[Collection entries]
⁂
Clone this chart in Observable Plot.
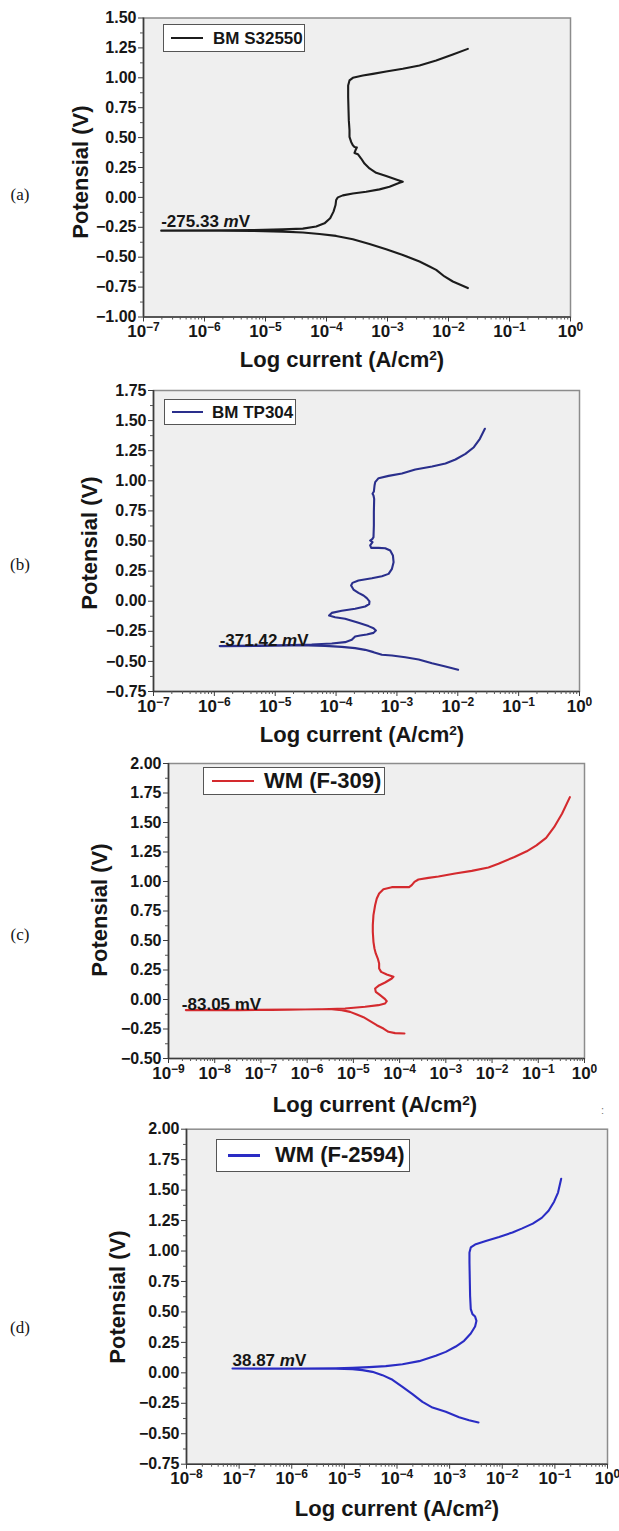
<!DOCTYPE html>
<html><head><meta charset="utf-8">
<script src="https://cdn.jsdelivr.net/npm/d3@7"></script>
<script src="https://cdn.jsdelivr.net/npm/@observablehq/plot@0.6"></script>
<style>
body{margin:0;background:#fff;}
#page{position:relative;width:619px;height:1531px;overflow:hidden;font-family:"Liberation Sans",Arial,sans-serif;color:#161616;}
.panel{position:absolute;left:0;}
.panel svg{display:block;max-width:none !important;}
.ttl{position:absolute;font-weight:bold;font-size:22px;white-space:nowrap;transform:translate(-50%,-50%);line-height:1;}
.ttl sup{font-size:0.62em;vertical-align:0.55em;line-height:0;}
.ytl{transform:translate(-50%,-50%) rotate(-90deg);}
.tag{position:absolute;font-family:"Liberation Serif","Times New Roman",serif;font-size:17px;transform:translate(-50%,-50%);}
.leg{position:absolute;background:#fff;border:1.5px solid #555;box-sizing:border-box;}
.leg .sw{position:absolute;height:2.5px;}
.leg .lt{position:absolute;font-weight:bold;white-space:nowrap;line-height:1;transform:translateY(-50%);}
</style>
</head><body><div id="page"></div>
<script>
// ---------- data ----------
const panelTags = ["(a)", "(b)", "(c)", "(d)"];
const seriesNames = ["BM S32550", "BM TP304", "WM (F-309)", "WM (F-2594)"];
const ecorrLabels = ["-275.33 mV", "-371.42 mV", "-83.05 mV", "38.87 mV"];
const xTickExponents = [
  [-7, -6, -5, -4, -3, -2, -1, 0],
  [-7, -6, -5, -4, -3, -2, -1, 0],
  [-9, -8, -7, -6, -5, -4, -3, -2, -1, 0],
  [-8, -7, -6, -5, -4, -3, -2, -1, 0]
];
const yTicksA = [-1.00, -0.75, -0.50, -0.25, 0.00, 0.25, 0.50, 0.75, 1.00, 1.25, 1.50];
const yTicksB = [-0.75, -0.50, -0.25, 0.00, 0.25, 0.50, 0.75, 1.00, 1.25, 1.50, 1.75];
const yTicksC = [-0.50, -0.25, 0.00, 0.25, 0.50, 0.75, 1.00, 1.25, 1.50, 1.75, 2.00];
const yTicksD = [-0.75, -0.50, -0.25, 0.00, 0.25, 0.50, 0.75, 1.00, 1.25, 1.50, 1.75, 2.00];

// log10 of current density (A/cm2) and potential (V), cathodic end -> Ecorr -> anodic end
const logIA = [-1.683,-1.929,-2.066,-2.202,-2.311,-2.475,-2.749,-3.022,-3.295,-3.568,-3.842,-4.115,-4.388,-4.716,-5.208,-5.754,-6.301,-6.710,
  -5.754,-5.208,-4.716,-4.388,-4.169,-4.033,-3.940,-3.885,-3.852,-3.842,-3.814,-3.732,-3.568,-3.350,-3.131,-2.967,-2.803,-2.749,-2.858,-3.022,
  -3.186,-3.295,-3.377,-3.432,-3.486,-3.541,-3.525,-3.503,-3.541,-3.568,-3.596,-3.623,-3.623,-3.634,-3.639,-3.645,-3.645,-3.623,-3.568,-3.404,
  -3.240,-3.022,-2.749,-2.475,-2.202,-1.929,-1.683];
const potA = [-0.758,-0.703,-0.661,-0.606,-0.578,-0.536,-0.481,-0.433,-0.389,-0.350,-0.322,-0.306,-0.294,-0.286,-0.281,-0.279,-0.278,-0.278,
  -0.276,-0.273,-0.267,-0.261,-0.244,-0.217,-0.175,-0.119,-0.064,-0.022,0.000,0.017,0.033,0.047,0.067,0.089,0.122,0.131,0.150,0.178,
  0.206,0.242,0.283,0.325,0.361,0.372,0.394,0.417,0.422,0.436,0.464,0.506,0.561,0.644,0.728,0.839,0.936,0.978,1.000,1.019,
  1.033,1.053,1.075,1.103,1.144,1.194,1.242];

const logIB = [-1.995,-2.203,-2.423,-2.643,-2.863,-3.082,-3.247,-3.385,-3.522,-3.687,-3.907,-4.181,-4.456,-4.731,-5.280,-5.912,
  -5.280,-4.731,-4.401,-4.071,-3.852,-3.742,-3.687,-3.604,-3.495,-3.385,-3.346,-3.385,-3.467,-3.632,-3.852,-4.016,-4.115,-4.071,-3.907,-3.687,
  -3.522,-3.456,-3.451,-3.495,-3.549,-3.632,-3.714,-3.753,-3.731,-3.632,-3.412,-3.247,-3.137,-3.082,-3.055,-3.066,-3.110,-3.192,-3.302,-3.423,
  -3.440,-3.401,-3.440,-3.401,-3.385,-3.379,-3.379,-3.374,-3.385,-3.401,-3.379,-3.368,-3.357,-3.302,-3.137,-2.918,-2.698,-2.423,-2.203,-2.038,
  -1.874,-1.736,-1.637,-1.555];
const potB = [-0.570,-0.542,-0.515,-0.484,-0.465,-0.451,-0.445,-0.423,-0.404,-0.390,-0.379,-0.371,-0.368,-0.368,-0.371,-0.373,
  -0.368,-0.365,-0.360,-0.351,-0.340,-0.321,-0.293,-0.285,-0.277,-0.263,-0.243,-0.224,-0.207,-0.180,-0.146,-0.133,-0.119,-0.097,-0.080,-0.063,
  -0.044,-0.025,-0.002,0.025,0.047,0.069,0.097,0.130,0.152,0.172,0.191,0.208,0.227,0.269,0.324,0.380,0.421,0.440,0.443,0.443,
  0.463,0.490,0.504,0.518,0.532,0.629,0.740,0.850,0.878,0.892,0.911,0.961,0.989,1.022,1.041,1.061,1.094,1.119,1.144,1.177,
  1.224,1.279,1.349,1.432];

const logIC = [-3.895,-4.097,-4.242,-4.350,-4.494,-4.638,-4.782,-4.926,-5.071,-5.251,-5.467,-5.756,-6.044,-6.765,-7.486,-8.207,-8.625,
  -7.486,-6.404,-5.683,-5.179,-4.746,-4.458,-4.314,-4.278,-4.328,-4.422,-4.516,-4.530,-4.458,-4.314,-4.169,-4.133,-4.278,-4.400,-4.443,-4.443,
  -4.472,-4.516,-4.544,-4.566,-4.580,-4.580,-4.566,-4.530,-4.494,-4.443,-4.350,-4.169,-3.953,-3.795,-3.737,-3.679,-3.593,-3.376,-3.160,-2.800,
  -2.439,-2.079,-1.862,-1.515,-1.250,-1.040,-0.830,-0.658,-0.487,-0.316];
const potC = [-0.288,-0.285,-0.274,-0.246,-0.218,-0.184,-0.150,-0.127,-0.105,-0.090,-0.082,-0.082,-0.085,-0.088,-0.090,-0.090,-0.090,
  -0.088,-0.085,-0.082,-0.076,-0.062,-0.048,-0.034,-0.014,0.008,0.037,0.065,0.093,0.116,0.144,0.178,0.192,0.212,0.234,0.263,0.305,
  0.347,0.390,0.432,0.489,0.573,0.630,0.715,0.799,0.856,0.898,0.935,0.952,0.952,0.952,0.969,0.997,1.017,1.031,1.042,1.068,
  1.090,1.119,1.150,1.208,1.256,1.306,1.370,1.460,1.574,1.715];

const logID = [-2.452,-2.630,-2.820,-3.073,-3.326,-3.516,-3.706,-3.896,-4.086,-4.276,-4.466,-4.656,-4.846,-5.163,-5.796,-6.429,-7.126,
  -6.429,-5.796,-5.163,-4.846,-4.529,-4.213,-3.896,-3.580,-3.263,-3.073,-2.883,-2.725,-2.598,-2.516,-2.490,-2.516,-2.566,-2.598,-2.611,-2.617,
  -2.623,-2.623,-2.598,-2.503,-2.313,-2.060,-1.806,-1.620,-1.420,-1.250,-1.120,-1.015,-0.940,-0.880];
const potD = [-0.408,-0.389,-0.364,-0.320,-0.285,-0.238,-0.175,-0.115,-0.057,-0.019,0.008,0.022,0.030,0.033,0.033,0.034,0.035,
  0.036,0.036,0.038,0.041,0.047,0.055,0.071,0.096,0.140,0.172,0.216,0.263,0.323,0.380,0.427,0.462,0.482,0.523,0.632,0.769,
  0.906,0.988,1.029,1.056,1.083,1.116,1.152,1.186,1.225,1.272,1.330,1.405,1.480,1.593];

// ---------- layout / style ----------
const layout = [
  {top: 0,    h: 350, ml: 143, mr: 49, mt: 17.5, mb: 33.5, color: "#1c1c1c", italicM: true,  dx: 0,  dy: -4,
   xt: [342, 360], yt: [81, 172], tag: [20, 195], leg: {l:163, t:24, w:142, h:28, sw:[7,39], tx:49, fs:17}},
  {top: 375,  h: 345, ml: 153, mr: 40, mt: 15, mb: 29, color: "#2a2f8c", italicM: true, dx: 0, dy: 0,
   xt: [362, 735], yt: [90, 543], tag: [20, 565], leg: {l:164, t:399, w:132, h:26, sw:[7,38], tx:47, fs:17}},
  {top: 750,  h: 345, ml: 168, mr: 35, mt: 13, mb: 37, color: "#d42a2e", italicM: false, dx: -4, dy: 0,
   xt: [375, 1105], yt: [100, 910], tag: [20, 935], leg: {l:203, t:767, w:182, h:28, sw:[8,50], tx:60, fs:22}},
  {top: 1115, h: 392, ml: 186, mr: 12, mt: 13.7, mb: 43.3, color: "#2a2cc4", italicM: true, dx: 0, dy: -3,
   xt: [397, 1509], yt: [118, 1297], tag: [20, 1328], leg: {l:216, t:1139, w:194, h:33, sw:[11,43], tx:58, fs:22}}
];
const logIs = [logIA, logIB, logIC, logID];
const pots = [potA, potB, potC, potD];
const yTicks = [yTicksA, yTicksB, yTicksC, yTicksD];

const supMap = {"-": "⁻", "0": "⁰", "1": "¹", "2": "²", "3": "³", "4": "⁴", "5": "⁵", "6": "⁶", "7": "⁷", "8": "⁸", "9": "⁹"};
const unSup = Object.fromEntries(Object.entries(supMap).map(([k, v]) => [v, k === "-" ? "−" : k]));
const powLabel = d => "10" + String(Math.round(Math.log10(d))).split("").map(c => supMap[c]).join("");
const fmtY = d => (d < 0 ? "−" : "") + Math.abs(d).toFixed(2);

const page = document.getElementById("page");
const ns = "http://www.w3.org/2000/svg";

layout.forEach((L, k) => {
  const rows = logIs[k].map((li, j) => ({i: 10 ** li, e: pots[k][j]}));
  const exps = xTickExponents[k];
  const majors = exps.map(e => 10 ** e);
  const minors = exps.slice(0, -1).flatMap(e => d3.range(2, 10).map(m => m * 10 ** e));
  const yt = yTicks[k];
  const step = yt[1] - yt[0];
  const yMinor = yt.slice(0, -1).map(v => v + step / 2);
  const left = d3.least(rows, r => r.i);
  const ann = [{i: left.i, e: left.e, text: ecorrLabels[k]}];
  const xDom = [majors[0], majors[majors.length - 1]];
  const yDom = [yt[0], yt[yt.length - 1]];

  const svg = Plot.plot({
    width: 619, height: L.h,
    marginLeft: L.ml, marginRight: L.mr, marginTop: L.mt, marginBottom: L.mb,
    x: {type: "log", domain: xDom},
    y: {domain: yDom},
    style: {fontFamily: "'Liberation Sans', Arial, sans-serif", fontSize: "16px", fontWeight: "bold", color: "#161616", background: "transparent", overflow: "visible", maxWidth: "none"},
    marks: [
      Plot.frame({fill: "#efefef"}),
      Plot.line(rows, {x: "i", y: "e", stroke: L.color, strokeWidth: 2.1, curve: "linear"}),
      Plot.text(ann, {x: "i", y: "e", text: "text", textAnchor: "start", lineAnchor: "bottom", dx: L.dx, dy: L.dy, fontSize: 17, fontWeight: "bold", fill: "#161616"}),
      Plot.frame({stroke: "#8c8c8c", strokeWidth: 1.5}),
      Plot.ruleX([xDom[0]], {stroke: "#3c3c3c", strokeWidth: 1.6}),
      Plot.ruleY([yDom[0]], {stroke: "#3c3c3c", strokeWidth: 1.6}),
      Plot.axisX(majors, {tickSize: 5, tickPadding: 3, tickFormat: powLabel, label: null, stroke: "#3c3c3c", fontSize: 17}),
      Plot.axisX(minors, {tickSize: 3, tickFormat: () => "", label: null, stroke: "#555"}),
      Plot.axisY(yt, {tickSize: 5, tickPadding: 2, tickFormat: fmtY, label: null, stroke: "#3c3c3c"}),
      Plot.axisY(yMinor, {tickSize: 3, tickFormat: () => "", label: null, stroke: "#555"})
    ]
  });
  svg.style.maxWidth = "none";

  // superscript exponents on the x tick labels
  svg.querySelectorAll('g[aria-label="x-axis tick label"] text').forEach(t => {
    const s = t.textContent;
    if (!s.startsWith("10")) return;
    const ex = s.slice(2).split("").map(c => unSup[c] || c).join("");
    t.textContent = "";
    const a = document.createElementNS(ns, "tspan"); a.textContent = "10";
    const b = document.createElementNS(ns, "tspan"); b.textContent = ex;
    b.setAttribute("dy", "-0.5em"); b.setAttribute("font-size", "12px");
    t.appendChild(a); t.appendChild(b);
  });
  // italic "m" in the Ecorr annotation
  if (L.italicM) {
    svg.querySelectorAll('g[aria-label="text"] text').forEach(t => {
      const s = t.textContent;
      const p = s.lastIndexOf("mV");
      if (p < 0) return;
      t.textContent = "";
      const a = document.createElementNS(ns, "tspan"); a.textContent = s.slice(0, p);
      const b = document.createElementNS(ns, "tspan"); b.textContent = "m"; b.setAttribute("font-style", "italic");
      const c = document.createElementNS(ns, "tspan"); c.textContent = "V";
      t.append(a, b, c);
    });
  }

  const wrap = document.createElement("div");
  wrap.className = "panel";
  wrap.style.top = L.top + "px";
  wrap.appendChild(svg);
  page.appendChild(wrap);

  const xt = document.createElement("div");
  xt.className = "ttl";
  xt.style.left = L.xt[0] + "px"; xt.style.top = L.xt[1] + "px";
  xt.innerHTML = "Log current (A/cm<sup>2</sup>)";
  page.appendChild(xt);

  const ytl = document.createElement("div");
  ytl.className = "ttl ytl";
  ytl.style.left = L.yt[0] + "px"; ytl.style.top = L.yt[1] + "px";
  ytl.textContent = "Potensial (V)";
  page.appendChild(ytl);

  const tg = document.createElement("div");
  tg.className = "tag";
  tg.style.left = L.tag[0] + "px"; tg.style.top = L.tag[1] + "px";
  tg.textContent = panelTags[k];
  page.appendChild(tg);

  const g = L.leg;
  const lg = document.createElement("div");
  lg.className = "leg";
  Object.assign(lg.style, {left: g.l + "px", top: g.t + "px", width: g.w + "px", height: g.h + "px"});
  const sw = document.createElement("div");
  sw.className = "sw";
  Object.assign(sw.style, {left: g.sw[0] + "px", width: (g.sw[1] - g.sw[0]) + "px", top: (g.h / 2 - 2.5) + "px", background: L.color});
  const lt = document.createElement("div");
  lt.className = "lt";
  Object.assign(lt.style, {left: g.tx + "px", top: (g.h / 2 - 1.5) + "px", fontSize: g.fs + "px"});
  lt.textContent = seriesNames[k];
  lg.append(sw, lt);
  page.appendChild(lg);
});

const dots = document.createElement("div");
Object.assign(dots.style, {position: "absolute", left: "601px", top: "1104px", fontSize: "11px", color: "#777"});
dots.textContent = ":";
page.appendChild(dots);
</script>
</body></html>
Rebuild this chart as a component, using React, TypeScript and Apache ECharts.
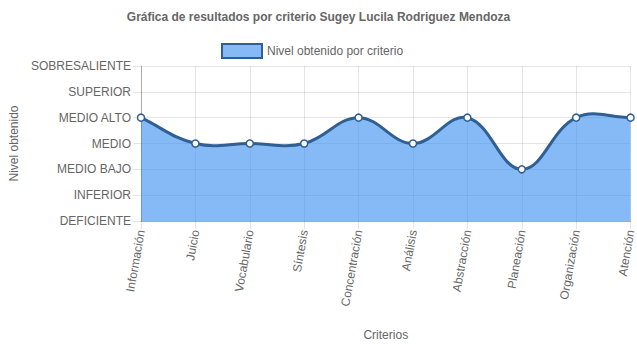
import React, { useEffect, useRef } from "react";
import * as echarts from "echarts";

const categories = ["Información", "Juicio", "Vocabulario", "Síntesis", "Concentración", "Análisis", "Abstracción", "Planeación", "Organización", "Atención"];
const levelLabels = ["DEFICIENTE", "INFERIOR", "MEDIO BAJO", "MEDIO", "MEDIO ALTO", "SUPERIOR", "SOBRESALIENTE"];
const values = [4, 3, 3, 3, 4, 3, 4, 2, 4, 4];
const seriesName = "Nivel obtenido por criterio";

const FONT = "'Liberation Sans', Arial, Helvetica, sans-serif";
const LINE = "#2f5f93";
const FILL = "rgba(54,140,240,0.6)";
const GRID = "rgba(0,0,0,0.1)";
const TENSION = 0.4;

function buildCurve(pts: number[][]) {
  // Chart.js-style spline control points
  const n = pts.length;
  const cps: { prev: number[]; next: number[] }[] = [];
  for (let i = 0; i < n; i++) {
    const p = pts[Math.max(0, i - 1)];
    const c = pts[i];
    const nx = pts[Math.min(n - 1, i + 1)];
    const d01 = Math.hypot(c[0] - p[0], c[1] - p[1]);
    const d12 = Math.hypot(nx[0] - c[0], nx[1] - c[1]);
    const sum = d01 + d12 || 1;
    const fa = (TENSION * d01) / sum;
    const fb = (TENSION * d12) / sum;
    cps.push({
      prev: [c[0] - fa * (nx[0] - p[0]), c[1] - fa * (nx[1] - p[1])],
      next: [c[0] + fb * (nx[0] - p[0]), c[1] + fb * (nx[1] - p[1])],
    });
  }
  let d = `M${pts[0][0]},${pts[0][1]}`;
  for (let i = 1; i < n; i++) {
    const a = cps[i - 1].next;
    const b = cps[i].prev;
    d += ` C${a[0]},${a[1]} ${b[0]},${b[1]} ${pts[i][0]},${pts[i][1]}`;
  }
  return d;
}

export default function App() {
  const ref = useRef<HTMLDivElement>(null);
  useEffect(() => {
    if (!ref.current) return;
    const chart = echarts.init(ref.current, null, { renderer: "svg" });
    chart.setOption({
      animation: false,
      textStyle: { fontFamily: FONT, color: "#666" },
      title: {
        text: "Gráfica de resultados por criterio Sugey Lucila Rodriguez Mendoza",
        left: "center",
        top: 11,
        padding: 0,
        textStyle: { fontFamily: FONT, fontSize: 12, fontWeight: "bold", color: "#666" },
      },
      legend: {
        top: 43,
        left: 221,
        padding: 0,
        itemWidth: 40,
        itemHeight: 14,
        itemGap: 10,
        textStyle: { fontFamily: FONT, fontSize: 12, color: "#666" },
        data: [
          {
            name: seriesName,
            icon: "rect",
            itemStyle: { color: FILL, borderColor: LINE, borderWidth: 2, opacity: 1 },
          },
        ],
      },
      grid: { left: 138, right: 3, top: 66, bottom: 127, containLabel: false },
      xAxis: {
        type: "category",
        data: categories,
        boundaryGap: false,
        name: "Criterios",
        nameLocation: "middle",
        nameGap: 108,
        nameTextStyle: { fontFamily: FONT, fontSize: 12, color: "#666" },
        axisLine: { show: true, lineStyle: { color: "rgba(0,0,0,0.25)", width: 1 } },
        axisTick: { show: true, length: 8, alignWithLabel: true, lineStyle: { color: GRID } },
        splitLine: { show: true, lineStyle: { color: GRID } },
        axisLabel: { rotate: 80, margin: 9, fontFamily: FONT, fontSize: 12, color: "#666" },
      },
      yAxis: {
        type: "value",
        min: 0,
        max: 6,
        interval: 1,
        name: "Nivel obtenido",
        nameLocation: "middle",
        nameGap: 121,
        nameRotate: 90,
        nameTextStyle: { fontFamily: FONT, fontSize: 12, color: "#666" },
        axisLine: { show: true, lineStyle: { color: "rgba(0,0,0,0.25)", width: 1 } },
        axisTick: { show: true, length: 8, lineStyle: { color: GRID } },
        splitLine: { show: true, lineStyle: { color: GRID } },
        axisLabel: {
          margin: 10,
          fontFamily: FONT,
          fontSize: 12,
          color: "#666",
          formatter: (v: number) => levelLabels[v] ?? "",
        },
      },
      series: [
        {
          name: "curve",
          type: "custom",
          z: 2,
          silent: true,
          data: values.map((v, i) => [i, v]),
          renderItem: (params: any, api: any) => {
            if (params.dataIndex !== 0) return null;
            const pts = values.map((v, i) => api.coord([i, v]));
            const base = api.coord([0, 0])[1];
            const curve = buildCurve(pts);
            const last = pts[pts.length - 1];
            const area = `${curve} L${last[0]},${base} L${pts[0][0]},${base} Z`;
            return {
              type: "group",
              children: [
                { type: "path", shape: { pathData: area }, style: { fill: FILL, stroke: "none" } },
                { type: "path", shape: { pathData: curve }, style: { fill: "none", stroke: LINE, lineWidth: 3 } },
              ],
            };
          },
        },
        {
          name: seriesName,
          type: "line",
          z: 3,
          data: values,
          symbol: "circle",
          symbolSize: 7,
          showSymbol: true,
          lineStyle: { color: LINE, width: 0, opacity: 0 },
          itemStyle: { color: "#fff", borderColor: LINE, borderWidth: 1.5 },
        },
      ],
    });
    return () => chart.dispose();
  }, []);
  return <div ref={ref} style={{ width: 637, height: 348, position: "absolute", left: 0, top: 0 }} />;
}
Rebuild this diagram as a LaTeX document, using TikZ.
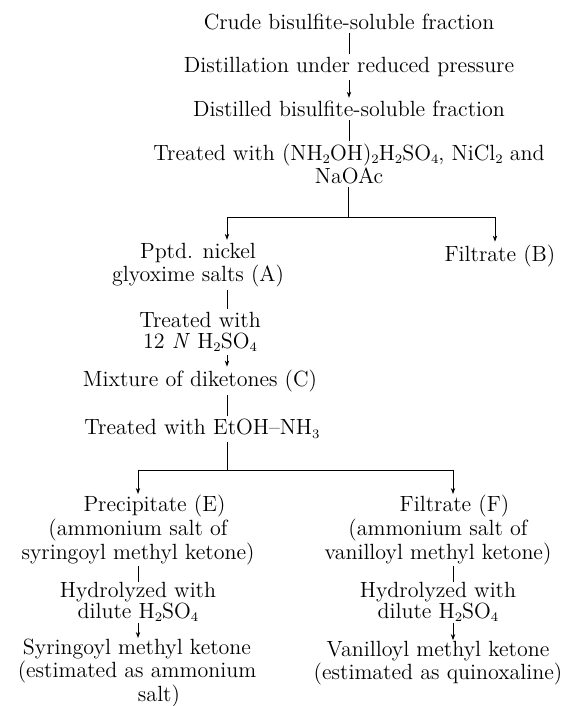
⁂
THE EXERCISE: Keep only those lines of the records that hold "using", and return them.

THE OUTPUT:
Rebuild this chart as a component, using React, TypeScript and Apache ECharts.
Rebuild this diagram as a LaTeX document, using TikZ.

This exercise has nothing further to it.